Stored data:
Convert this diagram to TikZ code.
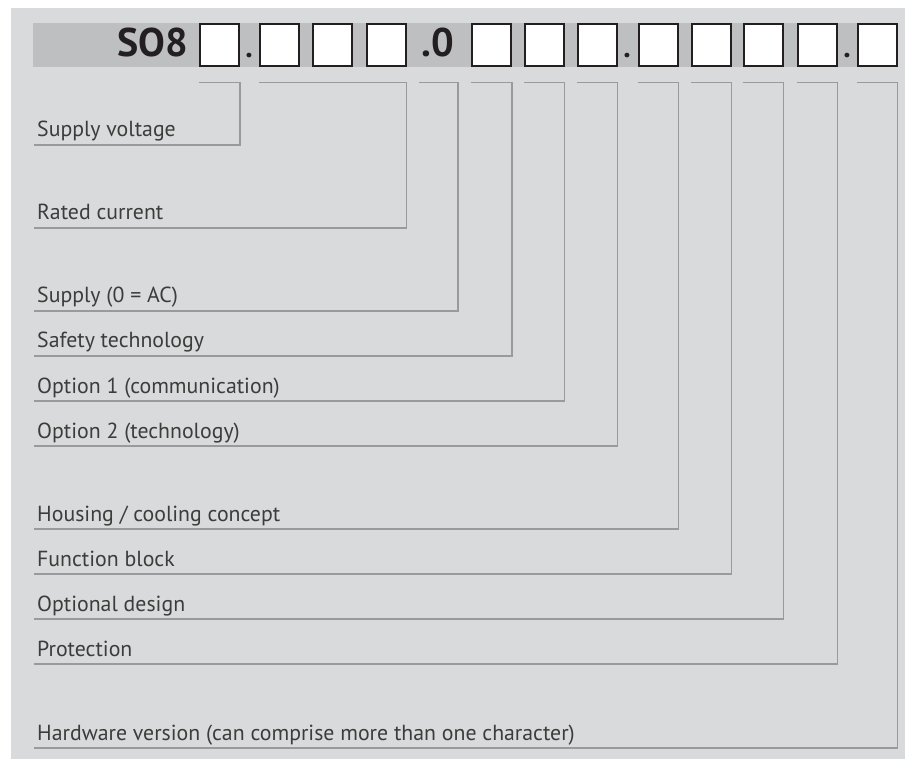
\documentclass[tikz,border=0pt]{standalone}
\usepackage{fontspec}
\setmainfont{PT Sans}
\definecolor{bgc}{HTML}{D9DADB}
\definecolor{bandc}{HTML}{BEBFC1}
\definecolor{leadc}{HTML}{999A9C}
\definecolor{txtc}{HTML}{3C3C3B}
\definecolor{boxc}{HTML}{231F20}
\begin{document}
\begin{tikzpicture}[x=1pt,y=-1pt,
  digit/.style={draw=boxc,line width=2pt,fill=white,minimum width=39pt,minimum height=42.5pt,inner sep=0pt},
  head/.style={text=boxc,font=\fontsize{40}{40}\selectfont\bfseries,inner sep=0pt,anchor=base},
  sep/.style={text=boxc,font=\fontsize{30}{30}\selectfont\bfseries,inner sep=0pt,anchor=base},
  lbl/.style={text=txtc,font=\fontsize{21.8}{21.8}\selectfont,inner sep=0pt,anchor=base west},
  lead/.style={draw=leadc,line width=1.8pt}]
\useasboundingbox (0,0) rectangle (905,759);
\fill[bgc] (11,8) rectangle (905,759);
\fill[bandc] (33,23) rectangle (897,67);
% header
\node[head,anchor=base east] (so) at (188,57) {SO8};
\node[digit] (b1) at (219.5,45) {};
\node[sep] (d1) at (249,58) {.};
\node[digit] (b2) at (279,45) {};
\node[digit] (b3) at (332,45) {};
\node[digit] (b4) at (386,45) {};
\node[head,anchor=base west] (z) at (421,57) {.0};
\node[digit] (b5) at (491.5,45) {};
\node[digit] (b6) at (544,45) {};
\node[digit] (b7) at (597,45) {};
\node[sep] (d2) at (627,58) {.};
\node[digit] (b8) at (658,45) {};
\node[digit] (b9) at (711,45) {};
\node[digit] (b10) at (763,45) {};
\node[digit] (b11) at (817,45) {};
\node[sep] (d3) at (847,58) {.};
\node[digit] (b12) at (877,45) {};
\coordinate (top) at (0,82.5);
\coordinate (zl) at (419,0);
\coordinate (zr) at (458,0);
% labels
\node[lbl] (l1) at (37,137) {Supply voltage};
\node[lbl] (l2) at (37,220) {Rated current};
\node[lbl] (l3) at (37,303) {Supply (0 = AC)};
\node[lbl] (l4) at (37,348) {Safety technology};
\node[lbl] (l5) at (37,393) {Option 1 (communication)};
\node[lbl] (l6) at (37,438) {Option 2 (technology)};
\node[lbl] (l7) at (37,521) {Housing / cooling concept};
\node[lbl] (l8) at (37,566) {Function block};
\node[lbl] (l9) at (37,611) {Optional design};
\node[lbl] (l10) at (37,656) {Protection};
\node[lbl] (l11) at (37,740) {Hardware version (can comprise more than one character)};
\coordinate (u1) at (34,145);
\coordinate (u2) at (34,228);
\coordinate (u3) at (34,311);
\coordinate (u4) at (34,356);
\coordinate (u5) at (34,401);
\coordinate (u6) at (34,446);
\coordinate (u7) at (34,529);
\coordinate (u8) at (34,574);
\coordinate (u9) at (34,619);
\coordinate (u10) at (34,664);
\coordinate (u11) at (34,748);
% leaders
\draw[lead] (b1.west|-top) -| (b1.east|-u1) -- (u1);
\draw[lead] (b2.west|-top) -| (b4.east|-u2) -- (u2);
\draw[lead] (zl|-top) -| (zr|-u3) -- (u3);
\draw[lead] (b5.west|-top) -| (b5.east|-u4) -- (u4);
\draw[lead] (b6.west|-top) -| (b6.east|-u5) -- (u5);
\draw[lead] (b7.west|-top) -| (b7.east|-u6) -- (u6);
\draw[lead] (b8.west|-top) -| (b8.east|-u7) -- (u7);
\draw[lead] (b9.west|-top) -| (b9.east|-u8) -- (u8);
\draw[lead] (b10.west|-top) -| (b10.east|-u9) -- (u9);
\draw[lead] (b11.west|-top) -| (b11.east|-u10) -- (u10);
\draw[lead] (b12.west|-top) -| (b12.east|-u11) -- (u11);
\end{tikzpicture}
\end{document}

Task brief:
Repeat the material above verbatim. Leave the pictures behind.

Solution:
Convert this diagram to TikZ code.
\documentclass[tikz,border=0pt]{standalone}
\usepackage{fontspec}
\setmainfont{PT Sans}
\definecolor{bgc}{HTML}{D9DADB}
\definecolor{bandc}{HTML}{BEBFC1}
\definecolor{leadc}{HTML}{999A9C}
\definecolor{txtc}{HTML}{3C3C3B}
\definecolor{boxc}{HTML}{231F20}
\begin{document}
\begin{tikzpicture}[x=1pt,y=-1pt,
  digit/.style={draw=boxc,line width=2pt,fill=white,minimum width=39pt,minimum height=42.5pt,inner sep=0pt},
  head/.style={text=boxc,font=\fontsize{40}{40}\selectfont\bfseries,inner sep=0pt,anchor=base},
  sep/.style={text=boxc,font=\fontsize{30}{30}\selectfont\bfseries,inner sep=0pt,anchor=base},
  lbl/.style={text=txtc,font=\fontsize{21.8}{21.8}\selectfont,inner sep=0pt,anchor=base west},
  lead/.style={draw=leadc,line width=1.8pt}]
\useasboundingbox (0,0) rectangle (905,759);
\fill[bgc] (11,8) rectangle (905,759);
\fill[bandc] (33,23) rectangle (897,67);
% header
\node[head,anchor=base east] (so) at (188,57) {SO8};
\node[digit] (b1) at (219.5,45) {};
\node[sep] (d1) at (249,58) {.};
\node[digit] (b2) at (279,45) {};
\node[digit] (b3) at (332,45) {};
\node[digit] (b4) at (386,45) {};
\node[head,anchor=base west] (z) at (421,57) {.0};
\node[digit] (b5) at (491.5,45) {};
\node[digit] (b6) at (544,45) {};
\node[digit] (b7) at (597,45) {};
\node[sep] (d2) at (627,58) {.};
\node[digit] (b8) at (658,45) {};
\node[digit] (b9) at (711,45) {};
\node[digit] (b10) at (763,45) {};
\node[digit] (b11) at (817,45) {};
\node[sep] (d3) at (847,58) {.};
\node[digit] (b12) at (877,45) {};
\coordinate (top) at (0,82.5);
\coordinate (zl) at (419,0);
\coordinate (zr) at (458,0);
% labels
\node[lbl] (l1) at (37,137) {Supply voltage};
\node[lbl] (l2) at (37,220) {Rated current};
\node[lbl] (l3) at (37,303) {Supply (0 = AC)};
\node[lbl] (l4) at (37,348) {Safety technology};
\node[lbl] (l5) at (37,393) {Option 1 (communication)};
\node[lbl] (l6) at (37,438) {Option 2 (technology)};
\node[lbl] (l7) at (37,521) {Housing / cooling concept};
\node[lbl] (l8) at (37,566) {Function block};
\node[lbl] (l9) at (37,611) {Optional design};
\node[lbl] (l10) at (37,656) {Protection};
\node[lbl] (l11) at (37,740) {Hardware version (can comprise more than one character)};
\coordinate (u1) at (34,145);
\coordinate (u2) at (34,228);
\coordinate (u3) at (34,311);
\coordinate (u4) at (34,356);
\coordinate (u5) at (34,401);
\coordinate (u6) at (34,446);
\coordinate (u7) at (34,529);
\coordinate (u8) at (34,574);
\coordinate (u9) at (34,619);
\coordinate (u10) at (34,664);
\coordinate (u11) at (34,748);
% leaders
\draw[lead] (b1.west|-top) -| (b1.east|-u1) -- (u1);
\draw[lead] (b2.west|-top) -| (b4.east|-u2) -- (u2);
\draw[lead] (zl|-top) -| (zr|-u3) -- (u3);
\draw[lead] (b5.west|-top) -| (b5.east|-u4) -- (u4);
\draw[lead] (b6.west|-top) -| (b6.east|-u5) -- (u5);
\draw[lead] (b7.west|-top) -| (b7.east|-u6) -- (u6);
\draw[lead] (b8.west|-top) -| (b8.east|-u7) -- (u7);
\draw[lead] (b9.west|-top) -| (b9.east|-u8) -- (u8);
\draw[lead] (b10.west|-top) -| (b10.east|-u9) -- (u9);
\draw[lead] (b11.west|-top) -| (b11.east|-u10) -- (u10);
\draw[lead] (b12.west|-top) -| (b12.east|-u11) -- (u11);
\end{tikzpicture}
\end{document}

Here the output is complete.